#### What the exercise asks:
Only lines with the word "this" are needed; collect each of them from the listing below.

#### The records:

# # # # # # #

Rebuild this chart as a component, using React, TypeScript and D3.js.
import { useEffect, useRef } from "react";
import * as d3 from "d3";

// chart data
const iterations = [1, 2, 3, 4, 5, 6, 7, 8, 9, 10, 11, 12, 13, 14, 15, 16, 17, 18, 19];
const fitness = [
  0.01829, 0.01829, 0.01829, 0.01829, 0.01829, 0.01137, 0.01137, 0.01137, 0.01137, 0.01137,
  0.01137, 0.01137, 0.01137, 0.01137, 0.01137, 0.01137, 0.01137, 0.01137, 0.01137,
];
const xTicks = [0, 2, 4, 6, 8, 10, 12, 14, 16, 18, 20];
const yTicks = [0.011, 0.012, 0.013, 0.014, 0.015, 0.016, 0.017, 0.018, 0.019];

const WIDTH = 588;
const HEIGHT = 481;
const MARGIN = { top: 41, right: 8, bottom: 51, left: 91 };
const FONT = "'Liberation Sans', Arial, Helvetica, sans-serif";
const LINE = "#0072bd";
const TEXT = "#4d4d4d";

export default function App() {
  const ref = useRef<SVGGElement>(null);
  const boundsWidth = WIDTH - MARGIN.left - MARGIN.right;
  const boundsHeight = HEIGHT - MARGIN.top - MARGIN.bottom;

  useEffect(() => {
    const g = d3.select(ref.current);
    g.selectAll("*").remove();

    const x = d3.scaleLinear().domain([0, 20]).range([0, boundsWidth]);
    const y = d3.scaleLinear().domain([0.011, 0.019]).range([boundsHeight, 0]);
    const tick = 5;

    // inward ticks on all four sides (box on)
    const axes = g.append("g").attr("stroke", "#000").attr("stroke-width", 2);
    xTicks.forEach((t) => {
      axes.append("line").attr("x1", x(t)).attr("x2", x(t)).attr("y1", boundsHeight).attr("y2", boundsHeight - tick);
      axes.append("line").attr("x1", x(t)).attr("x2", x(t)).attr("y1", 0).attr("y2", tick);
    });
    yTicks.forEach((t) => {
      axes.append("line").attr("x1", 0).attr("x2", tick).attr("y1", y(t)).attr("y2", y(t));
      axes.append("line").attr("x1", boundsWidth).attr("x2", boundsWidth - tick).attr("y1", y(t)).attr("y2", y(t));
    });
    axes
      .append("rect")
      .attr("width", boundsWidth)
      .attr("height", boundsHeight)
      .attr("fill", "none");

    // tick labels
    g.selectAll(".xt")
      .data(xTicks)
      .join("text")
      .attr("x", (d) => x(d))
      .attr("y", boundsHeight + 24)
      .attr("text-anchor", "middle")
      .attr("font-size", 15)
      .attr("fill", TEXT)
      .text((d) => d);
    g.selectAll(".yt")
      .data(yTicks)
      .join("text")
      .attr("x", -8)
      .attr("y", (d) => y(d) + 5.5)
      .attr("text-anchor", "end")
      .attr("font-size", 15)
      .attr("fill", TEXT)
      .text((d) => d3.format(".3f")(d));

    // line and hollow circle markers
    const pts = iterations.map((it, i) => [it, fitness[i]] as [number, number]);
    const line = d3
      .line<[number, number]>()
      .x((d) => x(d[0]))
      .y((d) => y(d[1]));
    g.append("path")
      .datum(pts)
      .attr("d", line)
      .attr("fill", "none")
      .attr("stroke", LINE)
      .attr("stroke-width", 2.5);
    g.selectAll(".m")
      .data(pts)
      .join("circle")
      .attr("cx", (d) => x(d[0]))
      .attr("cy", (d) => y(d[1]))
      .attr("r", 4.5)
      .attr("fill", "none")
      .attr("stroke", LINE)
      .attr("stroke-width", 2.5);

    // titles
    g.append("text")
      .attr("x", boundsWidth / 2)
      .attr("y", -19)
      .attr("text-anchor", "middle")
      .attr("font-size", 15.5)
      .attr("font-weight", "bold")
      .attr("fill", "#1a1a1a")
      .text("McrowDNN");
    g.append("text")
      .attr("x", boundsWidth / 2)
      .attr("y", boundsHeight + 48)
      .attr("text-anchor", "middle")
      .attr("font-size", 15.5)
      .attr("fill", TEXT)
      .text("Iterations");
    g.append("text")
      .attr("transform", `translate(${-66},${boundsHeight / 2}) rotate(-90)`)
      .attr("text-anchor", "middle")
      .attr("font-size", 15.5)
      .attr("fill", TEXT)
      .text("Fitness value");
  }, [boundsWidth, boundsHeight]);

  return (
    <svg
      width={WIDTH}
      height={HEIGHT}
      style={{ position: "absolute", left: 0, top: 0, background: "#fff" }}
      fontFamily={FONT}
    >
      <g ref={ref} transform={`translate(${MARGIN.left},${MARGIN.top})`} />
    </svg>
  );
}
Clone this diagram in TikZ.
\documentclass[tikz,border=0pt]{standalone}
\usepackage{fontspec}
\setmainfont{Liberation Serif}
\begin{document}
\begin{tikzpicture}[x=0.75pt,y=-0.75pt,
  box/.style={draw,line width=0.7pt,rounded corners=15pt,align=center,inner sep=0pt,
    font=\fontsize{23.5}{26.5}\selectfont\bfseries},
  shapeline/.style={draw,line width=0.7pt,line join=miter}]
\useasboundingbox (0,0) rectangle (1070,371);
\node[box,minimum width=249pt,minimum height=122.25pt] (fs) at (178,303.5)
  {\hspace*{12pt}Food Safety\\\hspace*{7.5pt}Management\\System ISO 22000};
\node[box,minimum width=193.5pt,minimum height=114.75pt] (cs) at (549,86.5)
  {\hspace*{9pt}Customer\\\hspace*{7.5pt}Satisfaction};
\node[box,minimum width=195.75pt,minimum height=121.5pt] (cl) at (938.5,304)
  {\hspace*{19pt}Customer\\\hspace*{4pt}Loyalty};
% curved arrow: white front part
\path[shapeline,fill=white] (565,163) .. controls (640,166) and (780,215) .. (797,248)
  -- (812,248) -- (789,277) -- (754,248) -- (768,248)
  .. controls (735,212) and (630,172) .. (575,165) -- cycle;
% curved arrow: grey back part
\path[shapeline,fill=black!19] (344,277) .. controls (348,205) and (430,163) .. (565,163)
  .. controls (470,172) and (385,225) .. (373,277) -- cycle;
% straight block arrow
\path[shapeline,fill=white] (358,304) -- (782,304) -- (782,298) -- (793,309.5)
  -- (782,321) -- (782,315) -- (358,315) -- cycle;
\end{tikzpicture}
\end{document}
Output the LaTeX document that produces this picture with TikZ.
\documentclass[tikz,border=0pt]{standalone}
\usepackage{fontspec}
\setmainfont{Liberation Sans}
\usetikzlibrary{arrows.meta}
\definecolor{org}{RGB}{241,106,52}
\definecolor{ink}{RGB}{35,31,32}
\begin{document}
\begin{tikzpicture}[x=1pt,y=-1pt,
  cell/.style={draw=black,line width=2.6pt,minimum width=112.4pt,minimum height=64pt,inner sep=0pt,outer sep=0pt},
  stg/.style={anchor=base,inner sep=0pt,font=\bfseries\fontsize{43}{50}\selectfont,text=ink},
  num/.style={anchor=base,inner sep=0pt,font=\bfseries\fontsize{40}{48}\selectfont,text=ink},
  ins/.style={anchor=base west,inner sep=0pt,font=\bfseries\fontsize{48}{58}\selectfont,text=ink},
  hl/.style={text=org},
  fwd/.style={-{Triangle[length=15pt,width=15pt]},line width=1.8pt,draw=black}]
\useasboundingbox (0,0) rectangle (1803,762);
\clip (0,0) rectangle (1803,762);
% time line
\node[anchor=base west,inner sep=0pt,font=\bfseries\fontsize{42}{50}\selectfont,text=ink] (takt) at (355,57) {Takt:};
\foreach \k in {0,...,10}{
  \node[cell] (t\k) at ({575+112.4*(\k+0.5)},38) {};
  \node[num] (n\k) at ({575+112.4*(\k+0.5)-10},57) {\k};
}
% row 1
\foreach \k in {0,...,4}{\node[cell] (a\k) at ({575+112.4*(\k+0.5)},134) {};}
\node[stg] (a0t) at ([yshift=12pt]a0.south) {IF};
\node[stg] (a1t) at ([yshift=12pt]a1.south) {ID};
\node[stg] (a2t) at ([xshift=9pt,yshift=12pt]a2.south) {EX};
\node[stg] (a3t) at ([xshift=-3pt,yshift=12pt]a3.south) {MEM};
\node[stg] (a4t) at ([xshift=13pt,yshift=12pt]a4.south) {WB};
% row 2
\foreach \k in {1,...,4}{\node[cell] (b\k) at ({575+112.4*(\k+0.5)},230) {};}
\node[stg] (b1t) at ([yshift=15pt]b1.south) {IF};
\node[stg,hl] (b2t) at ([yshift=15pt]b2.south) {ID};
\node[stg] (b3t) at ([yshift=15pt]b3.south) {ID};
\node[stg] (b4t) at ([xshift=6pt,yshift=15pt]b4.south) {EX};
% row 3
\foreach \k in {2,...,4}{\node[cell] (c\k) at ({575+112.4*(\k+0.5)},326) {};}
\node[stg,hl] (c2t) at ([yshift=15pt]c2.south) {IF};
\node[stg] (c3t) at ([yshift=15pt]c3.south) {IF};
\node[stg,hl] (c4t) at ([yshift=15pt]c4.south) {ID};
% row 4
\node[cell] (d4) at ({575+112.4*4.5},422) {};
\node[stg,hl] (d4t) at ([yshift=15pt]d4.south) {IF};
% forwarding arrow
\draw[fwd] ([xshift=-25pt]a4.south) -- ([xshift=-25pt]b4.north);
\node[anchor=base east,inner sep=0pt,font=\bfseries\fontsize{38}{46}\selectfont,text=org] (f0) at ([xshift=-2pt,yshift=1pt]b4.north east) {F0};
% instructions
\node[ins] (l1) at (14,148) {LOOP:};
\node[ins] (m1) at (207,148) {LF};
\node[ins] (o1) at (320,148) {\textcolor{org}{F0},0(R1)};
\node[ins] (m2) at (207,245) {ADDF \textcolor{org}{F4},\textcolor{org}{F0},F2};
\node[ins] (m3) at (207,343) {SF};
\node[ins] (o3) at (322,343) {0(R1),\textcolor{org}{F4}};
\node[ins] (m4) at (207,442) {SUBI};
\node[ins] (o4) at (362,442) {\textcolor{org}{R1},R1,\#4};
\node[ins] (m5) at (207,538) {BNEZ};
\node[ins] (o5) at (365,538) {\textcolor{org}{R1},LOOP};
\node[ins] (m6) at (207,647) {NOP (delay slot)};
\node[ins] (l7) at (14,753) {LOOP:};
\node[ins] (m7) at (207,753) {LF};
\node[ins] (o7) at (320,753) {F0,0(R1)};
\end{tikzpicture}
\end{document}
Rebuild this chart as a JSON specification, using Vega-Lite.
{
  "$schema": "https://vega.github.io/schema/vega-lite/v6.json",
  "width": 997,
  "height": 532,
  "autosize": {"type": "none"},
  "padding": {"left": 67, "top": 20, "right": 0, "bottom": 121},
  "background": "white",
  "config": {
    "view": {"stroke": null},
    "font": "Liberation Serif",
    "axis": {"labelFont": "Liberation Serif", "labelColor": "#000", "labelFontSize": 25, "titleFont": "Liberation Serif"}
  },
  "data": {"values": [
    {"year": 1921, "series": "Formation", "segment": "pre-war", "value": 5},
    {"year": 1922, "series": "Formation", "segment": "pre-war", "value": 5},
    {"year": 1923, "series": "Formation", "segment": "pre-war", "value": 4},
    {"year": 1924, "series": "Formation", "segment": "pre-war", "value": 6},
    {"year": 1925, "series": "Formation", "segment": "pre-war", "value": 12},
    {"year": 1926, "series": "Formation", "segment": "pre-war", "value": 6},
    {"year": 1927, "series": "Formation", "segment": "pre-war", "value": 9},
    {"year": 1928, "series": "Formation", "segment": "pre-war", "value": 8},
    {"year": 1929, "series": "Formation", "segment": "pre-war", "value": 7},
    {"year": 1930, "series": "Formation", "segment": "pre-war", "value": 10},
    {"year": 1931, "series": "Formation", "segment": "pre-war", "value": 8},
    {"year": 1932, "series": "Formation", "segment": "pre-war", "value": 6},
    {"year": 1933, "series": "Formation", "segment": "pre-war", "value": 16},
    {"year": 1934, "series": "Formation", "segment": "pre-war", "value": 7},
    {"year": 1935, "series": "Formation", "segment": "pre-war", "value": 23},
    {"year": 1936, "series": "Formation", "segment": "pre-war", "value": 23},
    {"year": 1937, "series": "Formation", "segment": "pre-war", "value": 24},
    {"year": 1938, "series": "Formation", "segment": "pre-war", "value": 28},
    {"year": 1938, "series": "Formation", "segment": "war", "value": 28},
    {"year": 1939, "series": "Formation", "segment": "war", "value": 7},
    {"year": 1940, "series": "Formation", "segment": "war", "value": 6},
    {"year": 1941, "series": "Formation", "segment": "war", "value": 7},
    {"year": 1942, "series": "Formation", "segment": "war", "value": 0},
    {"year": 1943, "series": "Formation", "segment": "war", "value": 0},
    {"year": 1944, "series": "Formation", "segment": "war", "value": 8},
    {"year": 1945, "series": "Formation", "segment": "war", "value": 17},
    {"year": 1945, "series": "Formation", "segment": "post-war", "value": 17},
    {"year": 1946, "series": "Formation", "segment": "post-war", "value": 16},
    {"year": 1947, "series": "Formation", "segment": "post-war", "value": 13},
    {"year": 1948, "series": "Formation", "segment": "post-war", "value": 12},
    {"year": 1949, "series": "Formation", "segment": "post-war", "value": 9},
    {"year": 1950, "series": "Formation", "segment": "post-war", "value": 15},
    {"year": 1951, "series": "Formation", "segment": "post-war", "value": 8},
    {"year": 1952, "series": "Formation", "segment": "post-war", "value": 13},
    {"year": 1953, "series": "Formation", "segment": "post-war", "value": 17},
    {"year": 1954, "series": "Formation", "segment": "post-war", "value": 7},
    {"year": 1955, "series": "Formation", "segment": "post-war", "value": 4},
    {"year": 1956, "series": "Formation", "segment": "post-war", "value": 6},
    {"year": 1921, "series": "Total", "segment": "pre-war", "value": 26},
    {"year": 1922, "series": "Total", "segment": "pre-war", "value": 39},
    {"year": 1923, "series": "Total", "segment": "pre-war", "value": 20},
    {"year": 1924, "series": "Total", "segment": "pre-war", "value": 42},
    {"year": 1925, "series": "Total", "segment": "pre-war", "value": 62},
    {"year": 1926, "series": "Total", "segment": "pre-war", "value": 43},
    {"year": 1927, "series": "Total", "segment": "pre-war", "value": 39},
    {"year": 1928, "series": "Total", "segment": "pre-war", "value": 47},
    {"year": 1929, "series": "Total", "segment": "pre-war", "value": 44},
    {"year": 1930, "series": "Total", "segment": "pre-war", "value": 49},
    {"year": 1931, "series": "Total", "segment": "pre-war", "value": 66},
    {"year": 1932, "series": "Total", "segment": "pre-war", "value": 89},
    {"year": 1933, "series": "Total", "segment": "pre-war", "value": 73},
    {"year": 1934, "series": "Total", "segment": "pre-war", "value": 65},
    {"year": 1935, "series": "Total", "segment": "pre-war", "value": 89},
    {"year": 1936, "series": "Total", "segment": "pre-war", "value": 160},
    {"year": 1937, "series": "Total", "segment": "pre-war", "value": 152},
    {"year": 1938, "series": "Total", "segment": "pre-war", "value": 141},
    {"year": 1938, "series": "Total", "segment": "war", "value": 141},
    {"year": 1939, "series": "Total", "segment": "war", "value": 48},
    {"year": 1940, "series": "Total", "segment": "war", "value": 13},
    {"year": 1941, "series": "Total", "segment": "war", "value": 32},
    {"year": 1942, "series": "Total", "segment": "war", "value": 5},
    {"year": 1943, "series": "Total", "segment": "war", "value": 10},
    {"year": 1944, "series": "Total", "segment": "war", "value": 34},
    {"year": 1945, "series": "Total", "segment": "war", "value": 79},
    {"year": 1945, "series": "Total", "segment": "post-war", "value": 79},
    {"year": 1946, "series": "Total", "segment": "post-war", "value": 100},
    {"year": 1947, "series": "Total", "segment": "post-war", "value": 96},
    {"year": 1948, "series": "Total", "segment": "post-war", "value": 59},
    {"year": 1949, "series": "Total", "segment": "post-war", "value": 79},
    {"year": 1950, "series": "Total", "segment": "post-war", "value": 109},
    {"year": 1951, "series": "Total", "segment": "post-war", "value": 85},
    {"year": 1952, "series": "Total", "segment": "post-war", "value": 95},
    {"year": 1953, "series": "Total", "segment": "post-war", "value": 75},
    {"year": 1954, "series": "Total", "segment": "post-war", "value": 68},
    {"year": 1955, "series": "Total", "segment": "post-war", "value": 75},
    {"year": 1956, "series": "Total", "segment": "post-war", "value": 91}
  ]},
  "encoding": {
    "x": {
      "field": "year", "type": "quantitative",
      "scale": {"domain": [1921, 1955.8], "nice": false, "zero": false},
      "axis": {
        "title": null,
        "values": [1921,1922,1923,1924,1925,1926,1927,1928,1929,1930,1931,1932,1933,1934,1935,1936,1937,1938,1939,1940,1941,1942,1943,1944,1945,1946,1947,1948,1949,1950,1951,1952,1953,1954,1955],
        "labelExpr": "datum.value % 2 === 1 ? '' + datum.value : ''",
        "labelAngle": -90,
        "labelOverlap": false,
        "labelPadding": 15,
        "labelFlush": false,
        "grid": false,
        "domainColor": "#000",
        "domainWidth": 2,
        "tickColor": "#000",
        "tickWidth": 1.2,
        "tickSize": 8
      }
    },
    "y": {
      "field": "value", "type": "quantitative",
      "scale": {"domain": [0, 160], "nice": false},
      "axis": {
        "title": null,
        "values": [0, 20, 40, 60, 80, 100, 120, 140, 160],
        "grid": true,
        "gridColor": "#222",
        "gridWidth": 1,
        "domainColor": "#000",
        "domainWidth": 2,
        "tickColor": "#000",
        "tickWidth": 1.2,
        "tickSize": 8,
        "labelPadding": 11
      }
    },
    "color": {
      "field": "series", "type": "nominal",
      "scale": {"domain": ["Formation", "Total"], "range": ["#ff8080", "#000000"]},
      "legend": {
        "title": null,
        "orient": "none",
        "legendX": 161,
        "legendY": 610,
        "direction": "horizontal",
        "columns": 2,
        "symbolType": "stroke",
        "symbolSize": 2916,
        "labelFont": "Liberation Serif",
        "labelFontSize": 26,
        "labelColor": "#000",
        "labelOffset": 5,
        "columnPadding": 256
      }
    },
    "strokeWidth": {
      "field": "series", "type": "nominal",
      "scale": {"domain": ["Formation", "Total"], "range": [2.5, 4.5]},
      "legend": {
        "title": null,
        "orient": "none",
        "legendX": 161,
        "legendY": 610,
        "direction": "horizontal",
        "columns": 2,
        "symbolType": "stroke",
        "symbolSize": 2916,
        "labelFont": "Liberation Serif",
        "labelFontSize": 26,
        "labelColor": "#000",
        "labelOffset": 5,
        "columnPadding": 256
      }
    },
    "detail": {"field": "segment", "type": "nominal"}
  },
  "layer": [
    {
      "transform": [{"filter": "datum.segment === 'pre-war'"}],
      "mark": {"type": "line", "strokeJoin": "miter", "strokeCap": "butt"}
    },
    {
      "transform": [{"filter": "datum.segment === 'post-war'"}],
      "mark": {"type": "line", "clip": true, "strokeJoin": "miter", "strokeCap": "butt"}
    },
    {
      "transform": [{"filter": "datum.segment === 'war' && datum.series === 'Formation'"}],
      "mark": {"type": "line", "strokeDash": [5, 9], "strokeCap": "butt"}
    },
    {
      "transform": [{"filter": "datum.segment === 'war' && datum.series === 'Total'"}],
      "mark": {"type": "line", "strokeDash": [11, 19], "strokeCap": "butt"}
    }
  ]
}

# # # # # # #

#### Exercise answer:
Rebuild this chart as a component, using React, TypeScript and D3.js.
Clone this diagram in TikZ.
Output the LaTeX document that produces this picture with TikZ.
Rebuild this chart as a JSON specification, using Vega-Lite.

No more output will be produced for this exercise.